Bug 10122

Summary: Xft UTF-8 rendering
Product: cygwin Reporter: Yaakov Selkowitz <yselkowi>
Component: Cygwin/XAssignee: Yaakov Selkowitz <yselkowi>
Status: RESOLVED INVALID    
Severity: normal CC: jon.turney
Priority: P2    
Version: unspecified   
Target Milestone: ---   
Host: Target:
Build: Last reconfirmed:
Attachments: Example patch to fix scrambling unicode strings
QIconvCodec (4.4.3)
QIconvCodec (4.5.2)

Description Yaakov Selkowitz 2009-05-01 03:32:51 UTC
Certain program using Xft and UTF-8 characters render square boxes instead of
actual letters.  This occurs with both Cygwin 1.5 and 1.7.

Packages displaying this include blackbox and fltk2, hence I had to work around
this in both cases.  Qt4.5 (not yet in SVN) also shows this, although 4.4 did
not.  Each of these use iconv as well, so I'll bring Chuck Wilson in on this as
well.

Someone else reported this as well with blackbox:

http://www.stokebloke.com/cygwin/index.php

Any ideas?
Comment 1 Jon Turney 2009-05-13 22:27:57 UTC
The square boxes usually mean that the glyph isn't available in the font.  I
would have thought that basic latin characters should be available even if we
aren't using a uncode font, though.  Still, you might try forcing it to use an
iso10646-1 encoding font to see if that makes a different.
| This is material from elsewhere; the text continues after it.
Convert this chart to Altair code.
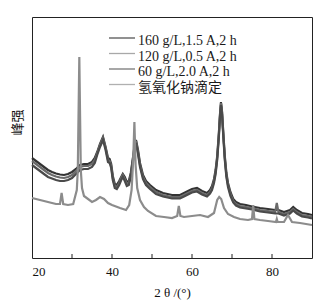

I guess I should take a look at the blackbox source and see exactly what it is
doing differently when unicode is allowed.
Comment 2 Jon Turney 2009-05-14 19:15:46 UTC
Created attachment 3934 [details]
Example patch to fix scrambling unicode strings

It seems that lib/Unicode.cc:bt::byte_swap() assumes that sizeof(wchar_t) is 4,
so that a UTF-32 code unit will fit in it, and utterly destroys the strings
we've carefully converted to UTF-32 if that isn't the case.

How we laughed.

Attached patch fixes this, although I'm just noticing it could be better as the
change is not consistent with the function signature which uses an unsigned
int. Both should probably use the 'Uchar' type as that's what the strings we
are processing should consist of.

It's left as an exercise for the reader to determine if assuming an unsigned
int has exactly 32 bits is portable. :-)
Comment 3 Yaakov Selkowitz 2009-06-28 19:09:39 UTC
Created attachment 4026 [details]
QIconvCodec (4.4.3)

Could you help me with this one?  This is qiconvcodec.cpp from qt-4.4.3, which
worked correctly...
Comment 4 Yaakov Selkowitz 2009-06-28 19:11:13 UTC
Created attachment 4027 [details]
QIconvCodec (4.5.2)

... and this is the same file from 4.5.2, which does not work.	You will see
that this file has changed quite a bit, but I don't see anything obvious.  Any
ideas?
Comment 5 Yaakov Selkowitz 2009-06-29 01:19:38 UTC
Hmm, look at this:

http://qt.gitorious.org/qt/qt/blobs/master/src/corelib/codecs/qtextcodec.cpp#line521

If I do the following at line 527:

-#ifndef QT_NO_ICONV
+#if !defined(QT_NO_ICONV) && !defined(Q_OS_CYGWIN)

Then it *seems* to work, IOW I get text instead of squares, and if I run
'LANG=ja_JP qtdemo', while everything remains in English, the typeface changes
to that seen in Japanese/English emails.
Comment 6 Jon Turney 2009-07-02 14:10:08 UTC
That seems pretty strong evidence that QIconvCodec isn't working correctly in
4.5.2, but I can't immediately see anything wrong with it, really needs to
stepping through with a debugger...
Comment 7 Yaakov Selkowitz 2009-10-12 17:58:52 UTC
Bottom line, looks like this isn't a Cygwin/X issue, so closing.